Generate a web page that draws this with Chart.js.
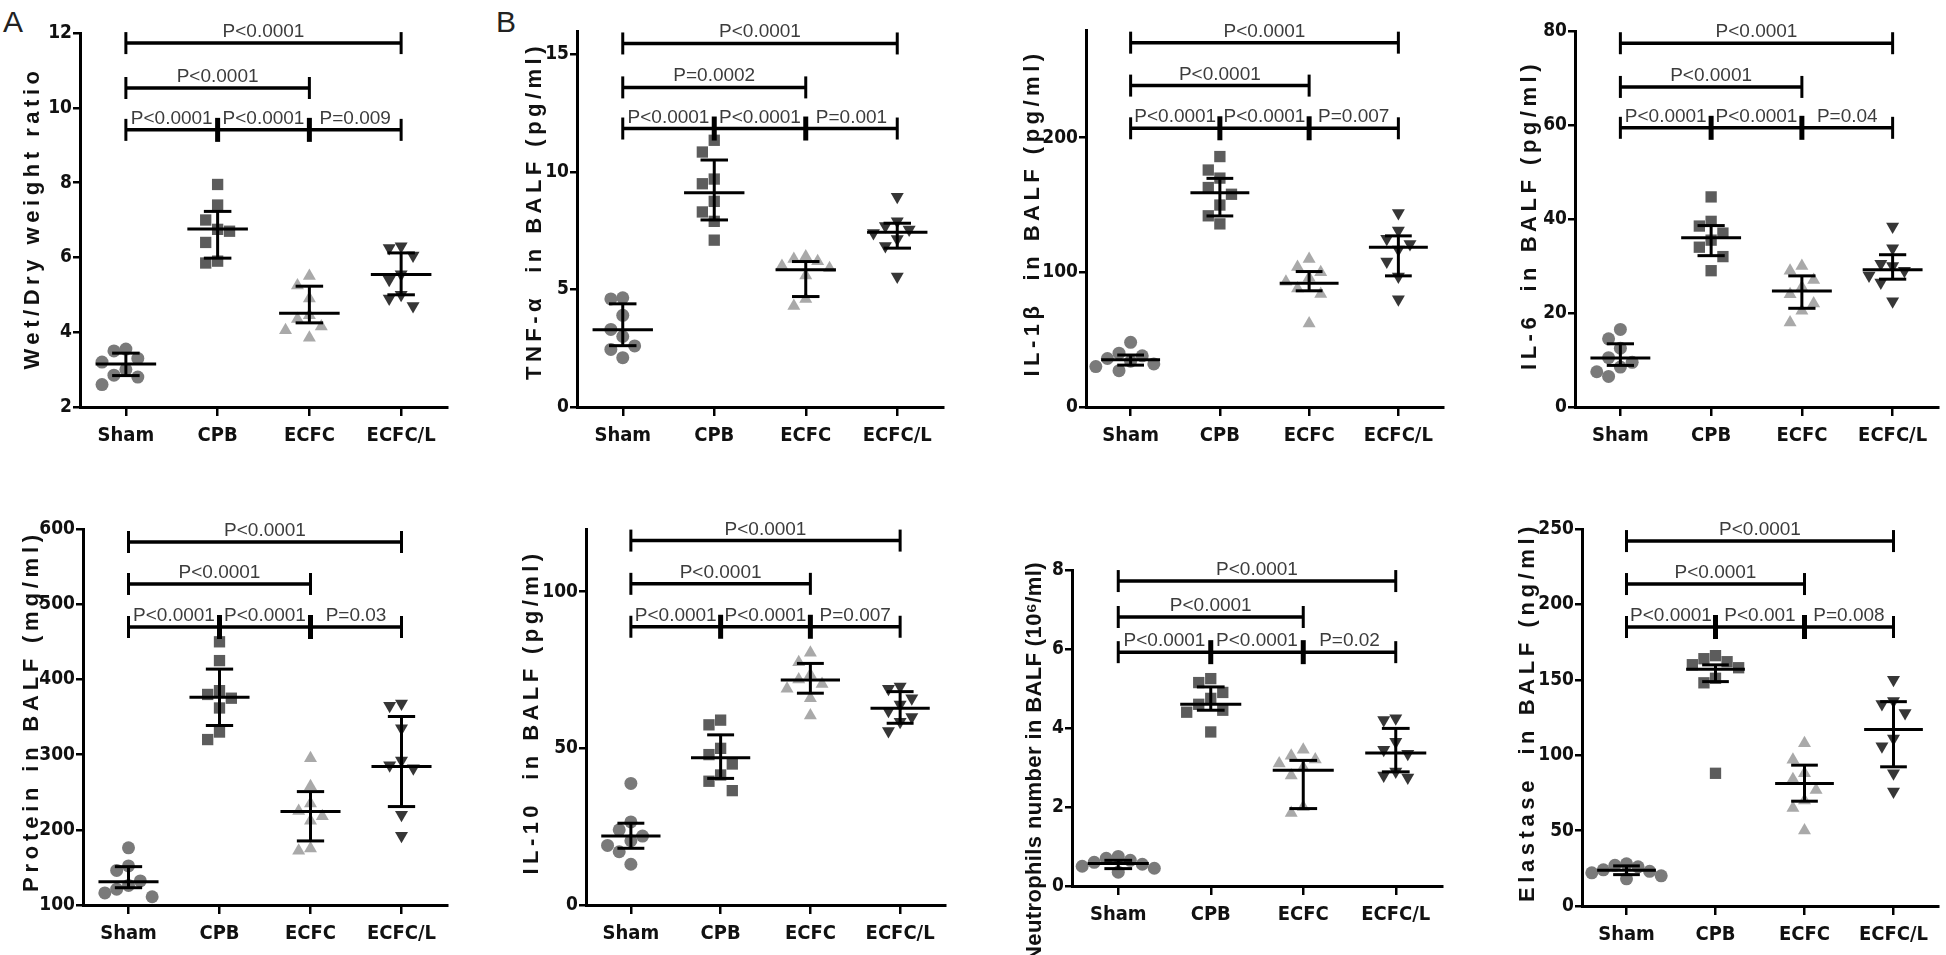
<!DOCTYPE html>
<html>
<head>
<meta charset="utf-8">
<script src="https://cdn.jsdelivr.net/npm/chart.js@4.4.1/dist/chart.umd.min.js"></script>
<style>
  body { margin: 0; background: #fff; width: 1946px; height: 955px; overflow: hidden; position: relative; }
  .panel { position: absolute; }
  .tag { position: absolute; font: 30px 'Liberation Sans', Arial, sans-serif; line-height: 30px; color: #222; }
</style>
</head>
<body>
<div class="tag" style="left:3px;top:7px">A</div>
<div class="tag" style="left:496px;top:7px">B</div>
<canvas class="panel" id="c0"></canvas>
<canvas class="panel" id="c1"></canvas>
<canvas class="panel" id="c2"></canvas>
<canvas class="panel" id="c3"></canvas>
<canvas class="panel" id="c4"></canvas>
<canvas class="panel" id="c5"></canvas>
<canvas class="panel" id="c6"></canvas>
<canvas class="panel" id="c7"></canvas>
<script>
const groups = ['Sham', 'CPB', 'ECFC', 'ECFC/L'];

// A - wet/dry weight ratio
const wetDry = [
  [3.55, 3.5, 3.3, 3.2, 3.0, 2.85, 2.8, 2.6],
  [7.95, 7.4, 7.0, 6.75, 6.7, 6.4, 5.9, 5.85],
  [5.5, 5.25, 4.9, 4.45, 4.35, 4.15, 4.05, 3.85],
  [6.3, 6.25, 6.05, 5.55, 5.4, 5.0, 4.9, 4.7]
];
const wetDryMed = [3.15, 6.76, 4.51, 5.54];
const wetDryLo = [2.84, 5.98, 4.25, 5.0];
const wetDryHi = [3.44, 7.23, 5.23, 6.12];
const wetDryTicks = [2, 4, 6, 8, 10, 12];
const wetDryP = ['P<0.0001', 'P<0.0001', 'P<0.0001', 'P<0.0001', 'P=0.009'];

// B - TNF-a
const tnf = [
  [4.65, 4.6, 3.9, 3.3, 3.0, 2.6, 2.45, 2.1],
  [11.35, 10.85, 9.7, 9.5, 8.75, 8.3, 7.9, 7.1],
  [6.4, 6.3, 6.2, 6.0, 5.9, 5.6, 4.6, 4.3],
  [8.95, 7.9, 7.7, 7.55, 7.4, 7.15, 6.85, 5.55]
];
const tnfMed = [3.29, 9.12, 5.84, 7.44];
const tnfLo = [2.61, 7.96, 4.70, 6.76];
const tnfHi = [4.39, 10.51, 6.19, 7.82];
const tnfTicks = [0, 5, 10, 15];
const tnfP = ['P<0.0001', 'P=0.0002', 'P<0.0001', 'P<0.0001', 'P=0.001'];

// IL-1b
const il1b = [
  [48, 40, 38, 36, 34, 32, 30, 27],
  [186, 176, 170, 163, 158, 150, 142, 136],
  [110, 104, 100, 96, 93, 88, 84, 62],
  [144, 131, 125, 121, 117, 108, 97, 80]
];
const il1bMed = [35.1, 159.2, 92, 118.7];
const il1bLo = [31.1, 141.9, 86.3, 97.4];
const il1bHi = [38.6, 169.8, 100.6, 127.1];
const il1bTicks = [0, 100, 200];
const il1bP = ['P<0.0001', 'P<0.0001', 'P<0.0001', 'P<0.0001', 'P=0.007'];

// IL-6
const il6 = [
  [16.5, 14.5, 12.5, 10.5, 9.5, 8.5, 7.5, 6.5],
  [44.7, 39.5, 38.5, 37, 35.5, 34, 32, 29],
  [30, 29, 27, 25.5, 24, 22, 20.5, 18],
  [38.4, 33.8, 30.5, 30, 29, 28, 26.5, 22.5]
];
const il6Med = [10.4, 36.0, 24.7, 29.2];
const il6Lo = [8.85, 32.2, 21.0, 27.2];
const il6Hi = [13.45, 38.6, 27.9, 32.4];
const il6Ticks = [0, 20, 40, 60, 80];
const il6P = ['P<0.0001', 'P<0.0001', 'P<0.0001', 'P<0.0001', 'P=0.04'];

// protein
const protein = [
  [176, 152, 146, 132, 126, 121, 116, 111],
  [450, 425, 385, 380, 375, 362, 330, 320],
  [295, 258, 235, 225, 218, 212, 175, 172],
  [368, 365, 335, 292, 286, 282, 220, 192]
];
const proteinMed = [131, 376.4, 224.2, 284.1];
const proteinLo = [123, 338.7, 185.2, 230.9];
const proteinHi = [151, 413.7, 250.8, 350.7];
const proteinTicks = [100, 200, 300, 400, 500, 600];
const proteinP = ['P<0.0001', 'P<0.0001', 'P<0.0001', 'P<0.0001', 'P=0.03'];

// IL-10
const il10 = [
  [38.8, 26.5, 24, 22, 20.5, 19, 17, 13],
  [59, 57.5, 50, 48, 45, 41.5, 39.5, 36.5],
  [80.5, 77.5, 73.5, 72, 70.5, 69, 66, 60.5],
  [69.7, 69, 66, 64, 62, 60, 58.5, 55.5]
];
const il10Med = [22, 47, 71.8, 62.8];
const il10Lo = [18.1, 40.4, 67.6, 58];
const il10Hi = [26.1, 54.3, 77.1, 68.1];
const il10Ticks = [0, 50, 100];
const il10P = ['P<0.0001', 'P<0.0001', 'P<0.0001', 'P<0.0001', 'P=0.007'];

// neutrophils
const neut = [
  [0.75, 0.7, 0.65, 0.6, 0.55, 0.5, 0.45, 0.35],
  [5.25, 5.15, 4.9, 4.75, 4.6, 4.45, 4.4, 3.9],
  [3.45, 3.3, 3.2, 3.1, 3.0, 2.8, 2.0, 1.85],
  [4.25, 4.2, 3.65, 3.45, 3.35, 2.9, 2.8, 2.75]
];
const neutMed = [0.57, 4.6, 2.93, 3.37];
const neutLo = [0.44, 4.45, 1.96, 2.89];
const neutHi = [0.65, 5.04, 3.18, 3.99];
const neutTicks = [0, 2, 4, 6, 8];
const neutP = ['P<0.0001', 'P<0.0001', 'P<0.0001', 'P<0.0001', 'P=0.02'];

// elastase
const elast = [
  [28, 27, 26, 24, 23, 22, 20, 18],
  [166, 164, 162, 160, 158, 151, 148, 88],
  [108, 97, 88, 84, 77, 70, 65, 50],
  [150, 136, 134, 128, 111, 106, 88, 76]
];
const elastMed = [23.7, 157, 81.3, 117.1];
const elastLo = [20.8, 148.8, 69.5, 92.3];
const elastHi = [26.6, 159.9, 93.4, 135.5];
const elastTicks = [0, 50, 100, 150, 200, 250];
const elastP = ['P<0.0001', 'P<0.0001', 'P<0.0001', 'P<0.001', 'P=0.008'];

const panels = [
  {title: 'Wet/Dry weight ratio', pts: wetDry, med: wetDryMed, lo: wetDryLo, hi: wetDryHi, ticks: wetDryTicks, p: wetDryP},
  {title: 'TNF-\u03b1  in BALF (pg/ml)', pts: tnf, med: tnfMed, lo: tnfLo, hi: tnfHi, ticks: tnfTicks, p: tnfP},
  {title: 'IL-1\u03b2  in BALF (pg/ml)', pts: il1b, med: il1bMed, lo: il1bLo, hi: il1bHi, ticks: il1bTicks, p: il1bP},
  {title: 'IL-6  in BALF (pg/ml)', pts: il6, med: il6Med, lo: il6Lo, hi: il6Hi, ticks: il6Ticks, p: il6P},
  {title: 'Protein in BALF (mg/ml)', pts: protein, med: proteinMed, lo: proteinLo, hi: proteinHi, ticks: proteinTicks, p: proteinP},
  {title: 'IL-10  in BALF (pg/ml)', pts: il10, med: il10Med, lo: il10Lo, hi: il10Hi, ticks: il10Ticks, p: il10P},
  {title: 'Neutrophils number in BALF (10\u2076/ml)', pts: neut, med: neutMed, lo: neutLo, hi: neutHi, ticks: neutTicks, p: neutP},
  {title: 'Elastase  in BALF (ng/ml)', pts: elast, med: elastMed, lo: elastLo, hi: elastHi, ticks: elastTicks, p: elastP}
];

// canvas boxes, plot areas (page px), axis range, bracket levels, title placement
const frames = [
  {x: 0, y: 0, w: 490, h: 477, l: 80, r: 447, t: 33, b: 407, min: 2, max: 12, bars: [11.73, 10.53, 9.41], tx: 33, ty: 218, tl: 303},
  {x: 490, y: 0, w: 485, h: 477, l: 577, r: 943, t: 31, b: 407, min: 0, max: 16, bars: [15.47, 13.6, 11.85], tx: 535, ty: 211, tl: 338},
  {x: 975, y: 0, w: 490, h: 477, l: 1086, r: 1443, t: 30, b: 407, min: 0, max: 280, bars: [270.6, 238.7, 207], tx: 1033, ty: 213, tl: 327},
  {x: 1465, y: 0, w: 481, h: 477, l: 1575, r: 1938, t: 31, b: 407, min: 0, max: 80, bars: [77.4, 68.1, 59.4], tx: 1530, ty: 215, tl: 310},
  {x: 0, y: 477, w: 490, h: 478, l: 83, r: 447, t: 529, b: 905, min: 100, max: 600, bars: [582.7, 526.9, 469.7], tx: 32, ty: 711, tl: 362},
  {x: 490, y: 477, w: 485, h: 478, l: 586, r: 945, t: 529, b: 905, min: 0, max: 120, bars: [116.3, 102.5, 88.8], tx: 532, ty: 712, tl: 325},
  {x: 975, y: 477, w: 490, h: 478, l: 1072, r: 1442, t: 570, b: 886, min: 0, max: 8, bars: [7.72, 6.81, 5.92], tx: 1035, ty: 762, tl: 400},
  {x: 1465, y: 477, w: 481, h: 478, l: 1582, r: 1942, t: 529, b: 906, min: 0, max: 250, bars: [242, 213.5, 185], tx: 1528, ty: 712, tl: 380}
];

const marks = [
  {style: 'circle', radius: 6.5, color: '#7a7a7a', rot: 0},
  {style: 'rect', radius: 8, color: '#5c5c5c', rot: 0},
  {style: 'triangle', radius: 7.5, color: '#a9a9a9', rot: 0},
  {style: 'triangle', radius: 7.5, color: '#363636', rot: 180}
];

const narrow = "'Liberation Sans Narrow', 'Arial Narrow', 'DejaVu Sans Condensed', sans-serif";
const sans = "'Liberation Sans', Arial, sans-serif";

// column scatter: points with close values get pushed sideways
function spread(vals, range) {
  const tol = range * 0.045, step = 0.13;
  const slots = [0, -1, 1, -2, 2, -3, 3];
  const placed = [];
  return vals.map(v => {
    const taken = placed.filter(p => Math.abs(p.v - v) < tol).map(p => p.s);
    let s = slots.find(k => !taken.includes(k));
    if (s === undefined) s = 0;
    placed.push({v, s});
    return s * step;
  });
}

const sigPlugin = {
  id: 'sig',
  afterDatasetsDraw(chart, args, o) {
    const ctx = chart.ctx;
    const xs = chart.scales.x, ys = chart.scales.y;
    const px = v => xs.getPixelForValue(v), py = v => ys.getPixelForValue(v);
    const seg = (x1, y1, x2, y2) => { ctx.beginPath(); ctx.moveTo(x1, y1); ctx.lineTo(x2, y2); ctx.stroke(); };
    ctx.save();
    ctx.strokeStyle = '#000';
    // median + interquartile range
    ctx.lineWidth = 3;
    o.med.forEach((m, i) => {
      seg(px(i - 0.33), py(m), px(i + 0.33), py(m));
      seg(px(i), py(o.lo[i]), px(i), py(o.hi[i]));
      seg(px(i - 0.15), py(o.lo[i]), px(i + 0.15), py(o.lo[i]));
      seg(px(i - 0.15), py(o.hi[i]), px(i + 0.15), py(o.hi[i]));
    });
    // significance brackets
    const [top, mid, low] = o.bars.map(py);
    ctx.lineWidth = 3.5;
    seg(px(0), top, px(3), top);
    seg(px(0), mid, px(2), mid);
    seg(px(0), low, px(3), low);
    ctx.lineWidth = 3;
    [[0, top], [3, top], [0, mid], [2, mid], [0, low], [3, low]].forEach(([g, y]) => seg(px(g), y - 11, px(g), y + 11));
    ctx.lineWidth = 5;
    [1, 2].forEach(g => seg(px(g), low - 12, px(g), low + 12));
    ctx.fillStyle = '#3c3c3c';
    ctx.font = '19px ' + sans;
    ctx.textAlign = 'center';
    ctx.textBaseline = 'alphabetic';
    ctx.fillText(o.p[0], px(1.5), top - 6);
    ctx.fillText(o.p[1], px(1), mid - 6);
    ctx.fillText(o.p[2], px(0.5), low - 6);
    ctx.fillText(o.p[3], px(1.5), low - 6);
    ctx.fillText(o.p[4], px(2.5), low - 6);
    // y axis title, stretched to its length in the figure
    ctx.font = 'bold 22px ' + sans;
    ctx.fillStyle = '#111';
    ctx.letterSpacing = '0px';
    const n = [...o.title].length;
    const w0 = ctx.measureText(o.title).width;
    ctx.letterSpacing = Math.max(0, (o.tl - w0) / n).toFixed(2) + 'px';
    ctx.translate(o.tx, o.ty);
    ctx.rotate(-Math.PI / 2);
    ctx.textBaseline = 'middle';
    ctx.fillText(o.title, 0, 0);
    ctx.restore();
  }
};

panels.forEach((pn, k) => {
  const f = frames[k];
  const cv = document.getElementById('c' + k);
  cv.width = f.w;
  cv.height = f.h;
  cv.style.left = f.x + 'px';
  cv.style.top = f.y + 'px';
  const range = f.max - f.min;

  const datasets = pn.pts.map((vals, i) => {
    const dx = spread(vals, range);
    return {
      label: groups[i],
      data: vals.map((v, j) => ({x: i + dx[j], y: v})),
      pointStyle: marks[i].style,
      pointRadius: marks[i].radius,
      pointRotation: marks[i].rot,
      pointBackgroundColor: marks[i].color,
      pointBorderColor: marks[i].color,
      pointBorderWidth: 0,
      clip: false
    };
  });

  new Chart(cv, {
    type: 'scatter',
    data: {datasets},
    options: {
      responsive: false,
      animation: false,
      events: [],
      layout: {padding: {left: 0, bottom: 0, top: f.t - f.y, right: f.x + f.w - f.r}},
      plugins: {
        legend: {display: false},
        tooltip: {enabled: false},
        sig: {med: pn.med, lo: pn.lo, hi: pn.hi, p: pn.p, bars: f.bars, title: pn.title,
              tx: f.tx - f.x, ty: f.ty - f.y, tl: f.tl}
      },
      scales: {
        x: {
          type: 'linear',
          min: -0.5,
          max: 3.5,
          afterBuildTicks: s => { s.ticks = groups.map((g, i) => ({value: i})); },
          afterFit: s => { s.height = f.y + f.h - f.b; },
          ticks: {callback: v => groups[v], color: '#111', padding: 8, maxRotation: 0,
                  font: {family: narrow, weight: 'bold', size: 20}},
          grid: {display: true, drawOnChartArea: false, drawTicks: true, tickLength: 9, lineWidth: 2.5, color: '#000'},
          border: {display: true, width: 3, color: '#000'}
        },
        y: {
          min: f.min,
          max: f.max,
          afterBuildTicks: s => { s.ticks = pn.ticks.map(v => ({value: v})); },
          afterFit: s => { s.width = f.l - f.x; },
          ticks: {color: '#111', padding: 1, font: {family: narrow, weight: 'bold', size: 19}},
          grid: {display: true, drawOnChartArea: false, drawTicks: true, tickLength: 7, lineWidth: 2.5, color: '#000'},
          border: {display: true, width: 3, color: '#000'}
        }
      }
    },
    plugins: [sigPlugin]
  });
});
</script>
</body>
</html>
# # # # # # #
#### [THE REQUEST]
Copy nothing but the lines from the first one in the listing through the line with "['P<0.0001', 'P=0.0002', 'P<0.0001', 'P<0.0001', 'P=0.001'];", and omit the pictures.

#### [OUTPUT FOR THIS EXERCISE]
Generate a web page that draws this with Chart.js.
<!DOCTYPE html>
<html>
<head>
<meta charset="utf-8">
<script src="https://cdn.jsdelivr.net/npm/chart.js@4.4.1/dist/chart.umd.min.js"></script>
<style>
  body { margin: 0; background: #fff; width: 1946px; height: 955px; overflow: hidden; position: relative; }
  .panel { position: absolute; }
  .tag { position: absolute; font: 30px 'Liberation Sans', Arial, sans-serif; line-height: 30px; color: #222; }
</style>
</head>
<body>
<div class="tag" style="left:3px;top:7px">A</div>
<div class="tag" style="left:496px;top:7px">B</div>
<canvas class="panel" id="c0"></canvas>
<canvas class="panel" id="c1"></canvas>
<canvas class="panel" id="c2"></canvas>
<canvas class="panel" id="c3"></canvas>
<canvas class="panel" id="c4"></canvas>
<canvas class="panel" id="c5"></canvas>
<canvas class="panel" id="c6"></canvas>
<canvas class="panel" id="c7"></canvas>
<script>
const groups = ['Sham', 'CPB', 'ECFC', 'ECFC/L'];

// A - wet/dry weight ratio
const wetDry = [
  [3.55, 3.5, 3.3, 3.2, 3.0, 2.85, 2.8, 2.6],
  [7.95, 7.4, 7.0, 6.75, 6.7, 6.4, 5.9, 5.85],
  [5.5, 5.25, 4.9, 4.45, 4.35, 4.15, 4.05, 3.85],
  [6.3, 6.25, 6.05, 5.55, 5.4, 5.0, 4.9, 4.7]
];
const wetDryMed = [3.15, 6.76, 4.51, 5.54];
const wetDryLo = [2.84, 5.98, 4.25, 5.0];
const wetDryHi = [3.44, 7.23, 5.23, 6.12];
const wetDryTicks = [2, 4, 6, 8, 10, 12];
const wetDryP = ['P<0.0001', 'P<0.0001', 'P<0.0001', 'P<0.0001', 'P=0.009'];

// B - TNF-a
const tnf = [
  [4.65, 4.6, 3.9, 3.3, 3.0, 2.6, 2.45, 2.1],
  [11.35, 10.85, 9.7, 9.5, 8.75, 8.3, 7.9, 7.1],
  [6.4, 6.3, 6.2, 6.0, 5.9, 5.6, 4.6, 4.3],
  [8.95, 7.9, 7.7, 7.55, 7.4, 7.15, 6.85, 5.55]
];
const tnfMed = [3.29, 9.12, 5.84, 7.44];
const tnfLo = [2.61, 7.96, 4.70, 6.76];
const tnfHi = [4.39, 10.51, 6.19, 7.82];
const tnfTicks = [0, 5, 10, 15];
const tnfP = ['P<0.0001', 'P=0.0002', 'P<0.0001', 'P<0.0001', 'P=0.001'];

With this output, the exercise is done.